For almost 10 years, young people in Hay River have learned how to pitch a business idea through the Dragons’ Den Challenge.
The annual event – based on the popular CBC program Dragons’ Den – has been presented since 2010 by the Rotary Club of Hay River Sunrise.
Tom Lakusta, the co-ordinator of the Dragons’ Den Challenge, said the idea is to encourage entrepreneurship among young people.
Lakusta came up with the idea after noticing his children watched the CBC show and hearing that other young people were also fans.
“And that got me thinking if school kids are watching this TV show and it’s about entrepreneurial ideas, I wonder if they would be interested in participating in something like this directly,” he recalled. “So then that got Rotary interested in contacting CBC to get access for use of the Dragons’ Den logo and things like that. We got approval to do so as long as we did it in a way that nobody was making any money off it.”

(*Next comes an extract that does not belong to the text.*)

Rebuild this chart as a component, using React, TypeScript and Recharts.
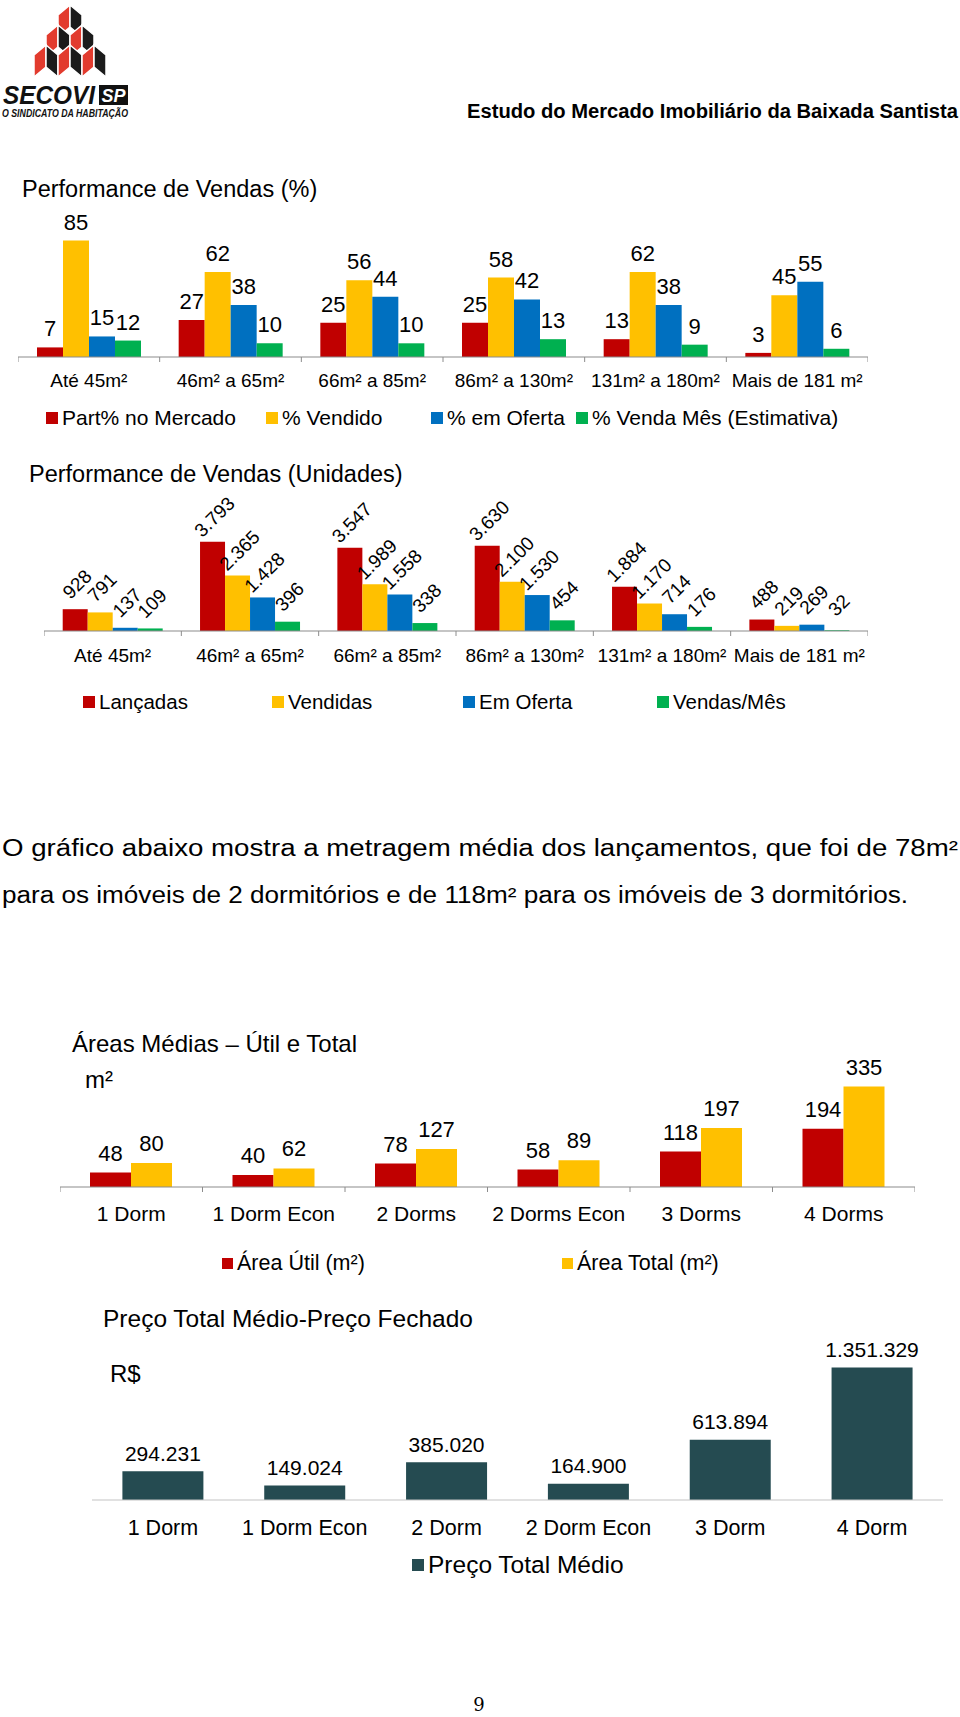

This year’s Dragons’ Den Challenge is tentatively set for Dec. 10, and will feature students in Grade 4 to Grade 9.
“It’s for kids to realize that they could start their adult working lives by creating a job for themselves and they don’t necessarily need to be an employee for somebody else, that they can take control of that themselves,” said Lakusta.
The Rotary Club hasn’t tracked whether participating students have gone on to become entrepreneurs after graduating from school.
“What we have noticed, though, is that the kids that have decided to be involved in the Dragons’ Den come away with greater confidence in themselves and public speaking skills, and an ability to think through a project from the beginning to the end,” Lakusta said.
Some students immediately put their ideas into practice.
Rochelle Smith, now a 14-year-old Grade 10 student at Diamond Jenness Secondary School, twice pitched ideas at the Dragons’ Den Challenge.
“And a lot of people after my last Dragons’ Den presentation, which was a party planning business, asked me to plan parties for them,” she said. “I did a few.”
She has not continued with party planning because she has become busy with her studies for Grade 10.
However, Rochelle Smith noted that her younger sister, Corrine Smith, has continued with an idea from the Dragons’ Den Challenge.
Corrine Smith now creates art pieces called Picturesque Pebbles.
“She’s been really dedicated to that and it’s because of Dragons’ Den,” said Rochelle.
She praises the benefits of Dragons’ Den Challenge.
“It’s a really helpful thing,” she said. “I think it’s a really good thing to have in this community and it does help a lot of kids start their own little businesses.”
Rochelle noted that making a presentation helps a student plan out a business.
“It really gives you a sense of what it would be like to have that business,” she said.
Lakusta noted that some other students have also developed their ideas into reality.
The co-ordinator said he is impressed with every student who makes a pitch at the Dragons’ Den Challenge.
“These kids are taking something very difficult and they’re willing to take on that challenge,” he said. “It truly is a challenge for them to do it.”
Lakusta said, on average, 20-30 students participate each year.